I received just before Xmas a NEW Modem + a CD for Windows Vista ??
My system is Windows XP & they where informed of this in on 03.1209.

As of today after 23 mails with 8 different thread ref's back & forth nothing has been resolved.
HELP


----------



## silvers (Sep 22, 2008)

We too are in Alcobaca and we have a dreadful service from SAPO, slooooooooooooooow is not the word for it. We do not have the same problems as you though. I would recommend going into the PT shop to complain.


----------



## Ingles (Feb 2, 2009)

silvers said:


> We too are in Alcobaca and we have a dreadful service from SAPO, slooooooooooooooow is not the word for it. We do not have the same problems as you though. I would recommend going into the PT shop to complain.
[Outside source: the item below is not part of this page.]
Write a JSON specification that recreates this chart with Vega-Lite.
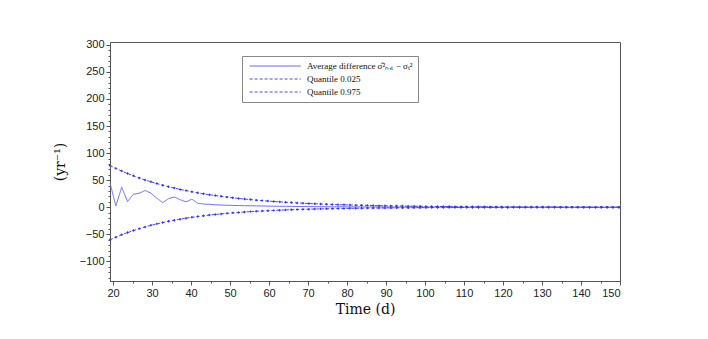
{
  "$schema": "https://vega.github.io/schema/vega-lite/v6.json",
  "width": 510,
  "height": 239,
  "autosize": {"type": "none"},
  "padding": {"left": 110, "top": 42, "right": 88, "bottom": 58},
  "background": "white",
  "config": {
    "view": {"stroke": "#555", "strokeWidth": 1},
    "axis": {"labelFont": "Liberation Sans", "labelFontSize": 11, "labelColor": "#222", "titleFont": "DejaVu Serif", "titleFontWeight": "normal", "titleFontSize": 14, "titleColor": "#111", "domainColor": "#555", "tickColor": "#555", "grid": false, "tickSize": 4}
  },
  "data": {"values": [
    {"t": 19.2, "avg": 45, "q025": -60.0, "q975": 77.0},
    {"t": 20.7, "avg": 2.5, "q025": -55.2, "q975": 71.8},
    {"t": 22.2, "avg": 37, "q025": -50.7, "q975": 66.9},
    {"t": 23.7, "avg": 10.5, "q025": -46.6, "q975": 62.3},
    {"t": 25.2, "avg": 24, "q025": -42.9, "q975": 58.1},
    {"t": 26.7, "avg": 26, "q025": -39.4, "q975": 54.1},
    {"t": 28.2, "avg": 31, "q025": -36.2, "q975": 50.4},
    {"t": 29.7, "avg": 26, "q025": -33.3, "q975": 47.0},
    {"t": 31.2, "avg": 17, "q025": -30.6, "q975": 43.8},
    {"t": 32.7, "avg": 8.5, "q025": -28.2, "q975": 40.8},
    {"t": 34.2, "avg": 16, "q025": -25.9, "q975": 38.0},
    {"t": 35.7, "avg": 19, "q025": -23.8, "q975": 35.5},
    {"t": 37.2, "avg": 14, "q025": -21.9, "q975": 33.0},
    {"t": 38.7, "avg": 10, "q025": -20.1, "q975": 30.8},
    {"t": 40.2, "avg": 15, "q025": -18.5, "q975": 28.7},
    {"t": 41.7, "avg": 7.5, "q025": -17.0, "q975": 26.7},
    {"t": 43.2, "avg": 6, "q025": -15.6, "q975": 24.9},
    {"t": 44.7, "avg": 5.5, "q025": -14.4, "q975": 23.2},
    {"t": 46.2, "avg": 4.6, "q025": -13.2, "q975": 21.6},
    {"t": 47.7, "avg": 4.2, "q025": -12.2, "q975": 20.2},
    {"t": 49.2, "avg": 3.8, "q025": -11.2, "q975": 18.8},
    {"t": 50.7, "avg": 3.5, "q025": -10.3, "q975": 17.5},
    {"t": 52.2, "avg": 3.2, "q025": -9.5, "q975": 16.3},
    {"t": 53.7, "avg": 3.0, "q025": -8.7, "q975": 15.2},
    {"t": 55.2, "avg": 2.8, "q025": -8.0, "q975": 14.2},
    {"t": 56.7, "avg": 2.6, "q025": -7.3, "q975": 13.2},
    {"t": 58.2, "avg": 2.4, "q025": -6.8, "q975": 12.3},
    {"t": 59.7, "avg": 2.2, "q025": -6.2, "q975": 11.5},
    {"t": 61.2, "avg": 2.0, "q025": -5.7, "q975": 10.7},
    {"t": 62.7, "avg": 1.9, "q025": -5.3, "q975": 10.0},
    {"t": 64.2, "avg": 1.8, "q025": -4.8, "q975": 9.3},
    {"t": 65.7, "avg": 1.6, "q025": -4.4, "q975": 8.7},
    {"t": 67.2, "avg": 1.5, "q025": -4.1, "q975": 8.1},
    {"t": 68.7, "avg": 1.4, "q025": -3.8, "q975": 7.5},
    {"t": 70.2, "avg": 1.3, "q025": -3.5, "q975": 7.0},
    {"t": 71.7, "avg": 1.2, "q025": -3.2, "q975": 6.5},
    {"t": 73.2, "avg": 1.1, "q025": -2.9, "q975": 6.1},
    {"t": 74.7, "avg": 1.0, "q025": -2.7, "q975": 5.7},
    {"t": 76.2, "avg": 0.95, "q025": -2.5, "q975": 5.3},
    {"t": 77.7, "avg": 0.9, "q025": -2.3, "q975": 4.9},
    {"t": 79.2, "avg": 0.85, "q025": -2.1, "q975": 4.6},
    {"t": 80.7, "avg": 0.8, "q025": -1.9, "q975": 4.3},
    {"t": 82.2, "avg": 0.75, "q025": -1.8, "q975": 4.0},
    {"t": 83.7, "avg": 0.7, "q025": -1.6, "q975": 3.7},
    {"t": 85.2, "avg": 0.65, "q025": -1.5, "q975": 3.5},
    {"t": 86.7, "avg": 0.6, "q025": -1.4, "q975": 3.2},
    {"t": 88.2, "avg": 0.58, "q025": -1.3, "q975": 3.0},
    {"t": 89.7, "avg": 0.55, "q025": -1.2, "q975": 2.8},
    {"t": 91.2, "avg": 0.52, "q025": -1.1, "q975": 2.6},
    {"t": 92.7, "avg": 0.5, "q025": -1.0, "q975": 2.4},
    {"t": 94.2, "avg": 0.47, "q025": -0.9, "q975": 2.3},
    {"t": 95.7, "avg": 0.45, "q025": -0.83, "q975": 2.1},
    {"t": 97.2, "avg": 0.43, "q025": -0.76, "q975": 2.0},
    {"t": 98.7, "avg": 0.41, "q025": -0.7, "q975": 1.8},
    {"t": 100.2, "avg": 0.39, "q025": -0.64, "q975": 1.7},
    {"t": 101.7, "avg": 0.37, "q025": -0.59, "q975": 1.6},
    {"t": 103.2, "avg": 0.35, "q025": -0.54, "q975": 1.5},
    {"t": 104.7, "avg": 0.33, "q025": -0.5, "q975": 1.4},
    {"t": 106.2, "avg": 0.31, "q025": -0.46, "q975": 1.3},
    {"t": 107.7, "avg": 0.3, "q025": -0.42, "q975": 1.2},
    {"t": 109.2, "avg": 0.29, "q025": -0.39, "q975": 1.12},
    {"t": 110.7, "avg": 0.28, "q025": -0.36, "q975": 1.04},
    {"t": 112.2, "avg": 0.27, "q025": -0.33, "q975": 0.97},
    {"t": 113.7, "avg": 0.26, "q025": -0.3, "q975": 0.91},
    {"t": 115.2, "avg": 0.25, "q025": -0.28, "q975": 0.85},
    {"t": 116.7, "avg": 0.24, "q025": -0.26, "q975": 0.79},
    {"t": 118.2, "avg": 0.23, "q025": -0.24, "q975": 0.74},
    {"t": 119.7, "avg": 0.22, "q025": -0.22, "q975": 0.69},
    {"t": 121.2, "avg": 0.21, "q025": -0.2, "q975": 0.64},
    {"t": 122.7, "avg": 0.2, "q025": -0.18, "q975": 0.6},
    {"t": 124.2, "avg": 0.19, "q025": -0.17, "q975": 0.56},
    {"t": 125.7, "avg": 0.18, "q025": -0.16, "q975": 0.52},
    {"t": 127.2, "avg": 0.17, "q025": -0.14, "q975": 0.48},
    {"t": 128.7, "avg": 0.16, "q025": -0.13, "q975": 0.45},
    {"t": 130.2, "avg": 0.15, "q025": -0.12, "q975": 0.42},
    {"t": 131.7, "avg": 0.14, "q025": -0.11, "q975": 0.39},
    {"t": 133.2, "avg": 0.13, "q025": -0.1, "q975": 0.36},
    {"t": 134.7, "avg": 0.12, "q025": -0.09, "q975": 0.34},
    {"t": 136.2, "avg": 0.12, "q025": -0.09, "q975": 0.32},
    {"t": 137.7, "avg": 0.11, "q025": -0.08, "q975": 0.3},
    {"t": 139.2, "avg": 0.1, "q025": -0.07, "q975": 0.28},
    {"t": 140.7, "avg": 0.1, "q025": -0.07, "q975": 0.26},
    {"t": 142.2, "avg": 0.09, "q025": -0.06, "q975": 0.24},
    {"t": 143.7, "avg": 0.09, "q025": -0.06, "q975": 0.22},
    {"t": 145.2, "avg": 0.08, "q025": -0.05, "q975": 0.21},
    {"t": 146.7, "avg": 0.08, "q025": -0.05, "q975": 0.19},
    {"t": 148.2, "avg": 0.07, "q025": -0.04, "q975": 0.18},
    {"t": 149.7, "avg": 0.07, "q025": -0.04, "q975": 0.17}
  ]},
  "transform": [
    {"fold": ["avg", "q025", "q975"], "as": ["key", "v"]},
    {"lookup": "key", "from": {"data": {"values": [
      {"key": "avg", "series": "Average difference σ̂²ₙ,ₜ − σₜ²"},
      {"key": "q025", "series": "Quantile 0.025"},
      {"key": "q975", "series": "Quantile 0.975"}
    ]}, "key": "key", "fields": ["series"]}}
  ],
  "resolve": {"axis": {"x": "independent", "y": "independent"}},
  "layer": [
    {
      "mark": {"type": "line", "strokeWidth": 1},
      "encoding": {
        "x": {"field": "t", "type": "quantitative", "scale": {"domain": [19.2, 150], "nice": false, "zero": false}, "axis": {"orient": "bottom", "values": [20, 30, 40, 50, 60, 70, 80, 90, 100, 110, 120, 130, 140, 150], "title": "Time (d)", "titlePadding": 4}},
        "y": {"field": "v", "type": "quantitative", "scale": {"domain": [-136, 305], "nice": false, "zero": false}, "axis": {"orient": "left", "values": [-100, -50, 0, 50, 100, 150, 200, 250, 300], "title": "(yr⁻¹)", "titlePadding": 12}},
        "detail": {"field": "series"},
        "color": {"field": "series", "type": "nominal", "scale": {"domain": ["Average difference σ̂²ₙ,ₜ − σₜ²", "Quantile 0.025", "Quantile 0.975"], "range": ["#6a6aff", "#4a4aff", "#4a4aff"]}, "legend": {"title": null, "orient": "none", "legendX": 132, "legendY": 14, "symbolType": "M-0.6,0L12.2,0", "symbolSize": 64, "symbolStrokeWidth": 1.2, "labelFont": "Liberation Serif", "labelFontSize": 9, "labelColor": "#111", "strokeColor": "#888", "fillColor": "white", "padding": 5, "rowPadding": 3, "labelOffset": 50}},
        "strokeDash": {"field": "series", "type": "nominal", "scale": {"domain": ["Average difference σ̂²ₙ,ₜ − σₜ²", "Quantile 0.025", "Quantile 0.975"], "range": [[1, 0], [3, 2], [3, 2]]}, "legend": null}
      }
    },
    {
      "transform": [{"filter": "datum.key != 'avg'"}],
      "mark": {"type": "point", "shape": "cross", "filled": true, "size": 6, "color": "#3333ff", "opacity": 1},
      "encoding": {
        "x": {"field": "t", "type": "quantitative", "axis": {"orient": "bottom", "values": [25, 35, 45, 55, 65, 75, 85, 95, 105, 115, 125, 135, 145], "labels": false, "domain": false, "tickSize": 2, "title": null}},
        "y": {"field": "v", "type": "quantitative", "axis": {"orient": "left", "values": [-130, -120, -110, -90, -80, -70, -60, -40, -30, -20, -10, 10, 20, 30, 40, 60, 70, 80, 90, 110, 120, 130, 140, 160, 170, 180, 190, 210, 220, 230, 240, 260, 270, 280, 290], "labels": false, "domain": false, "tickSize": 2, "title": null}}
      }
    }
  ]
}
Hi. Silvers . I have lived in various parts of Portugal for over two decades working as a Source/Export/QC Agent & one thing I have sadly learnt is that here in Portugal a "Client" is somebody who is "tolerated" 
To be honest PT are just not interested


----------



## silvers (Sep 22, 2008)

PT online maybe, but the people in the store in Caldas are a different animal altogether. Give them a go.


----------



## matthewhowse (Oct 10, 2009)

*Ok*



Ingles said:


> I received a SMS ? from Sapo informing myself that on 06.11.09 my internet conection would be "down" from 6am to 8 am,great I thought at last there doing something about there lousy service .
> Oh was I wrong !!!
> 0n 09.11.09 I contacted them by email & complained that the service was even worse & instead of having to restart every 30 min's to pick up the conection again it was down to every 10-15 mins.
> 
> ...


Well i saw you messege on the forums and i dident get a text messege im a bit of a tech guy so i chect our internet history log time (Time internet has been conected) and found that we were cut off for only Ten mins im confused but i hope this helped


----------



## siobhanwf (Mar 20, 2009)

I too am fed up wit the service sapo give.

We only receive 512 mb but still charge at their lowest rate of 2mb!!

I now cannot use Outlook to send or receive email from my laptop!

If there was a decent alternative i would be first in line.


----------